1997, Client: University of Wisconsin, Madison

This was a freelance job. The client wanted me to use their existing logo and logo text, so I based the color scheme on their logo colors. I used a relatively simple navigation scheme using frames, with an outline-style index of the site in the left frame. Each outline element can be collapsed or expanded to show it's sub-pages, and almost every page can be reached from the index.
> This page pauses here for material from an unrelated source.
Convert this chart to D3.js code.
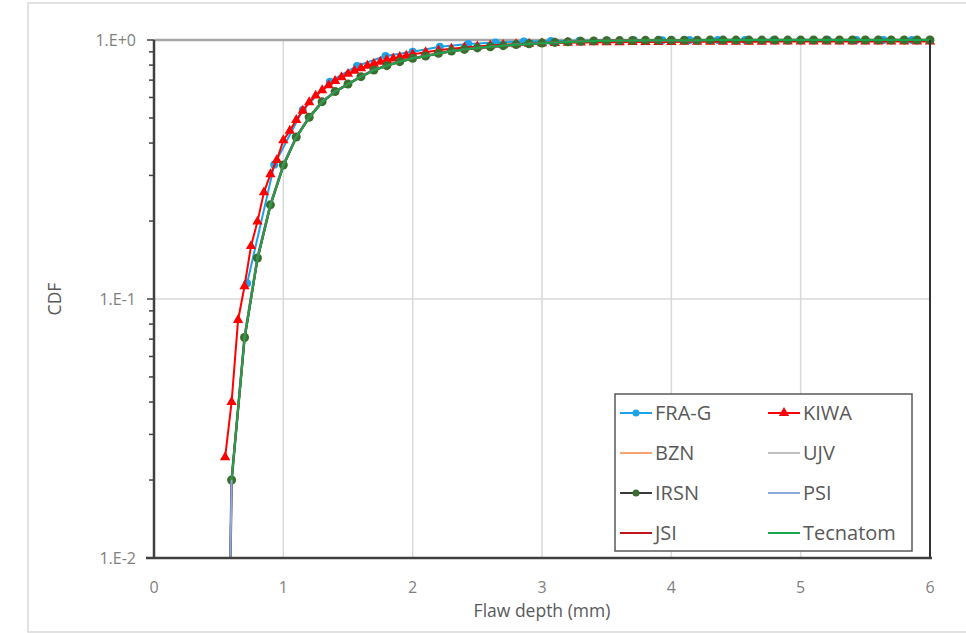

The client wasn't comfortable using Javascript for the collapsible outline, so I got the same effect by using a series of outline pages, one for each item that needed to be expanded. This works well as long as only one branch of the tree can be expanded at a time and there aren't too many levels to the site. It would be totally impractical, however, if you wanted to allow the user to expand more than one item at once because the number of pages required to cover every possible combination would grow exponentially.

I used a similar navigation scheme for this self-promotion site, but omitted the frames. The McArdle site seems to have gone through a partial redesign, and while they kept the basic look and organization of my design, they have also removed the frames.


Demco Media Web Site and Online Catalogs (no longer available; working copies of the Turtleback Books and Periodical Subscription Service catalogs are available on this site.)
1995(?), Client: Demco Media, Madison, WI

The logo, rainbow stripe and home page design were forced on me, and the Periodicals FAQ was done by someone else, but I built the interactive catalog and ordering system. I used Filemaker Pro and Tango (a medium-duty graphical RAD tool that could connect to a variety of databases; it now seems to be an orphaned product) to build Demco Media's Turtleback Books Catalog and Periodical Subscription Service Catalog. (The catalogs are being served from my computer because the site was brought in-house by Demco Media, so the site I built for them is no longer active.)

Both catalogs allowed the user to assemble a shopping basket of items and email them to the company. I would have added the ability to accept payments online as well, but the client wasn't willing to go that far.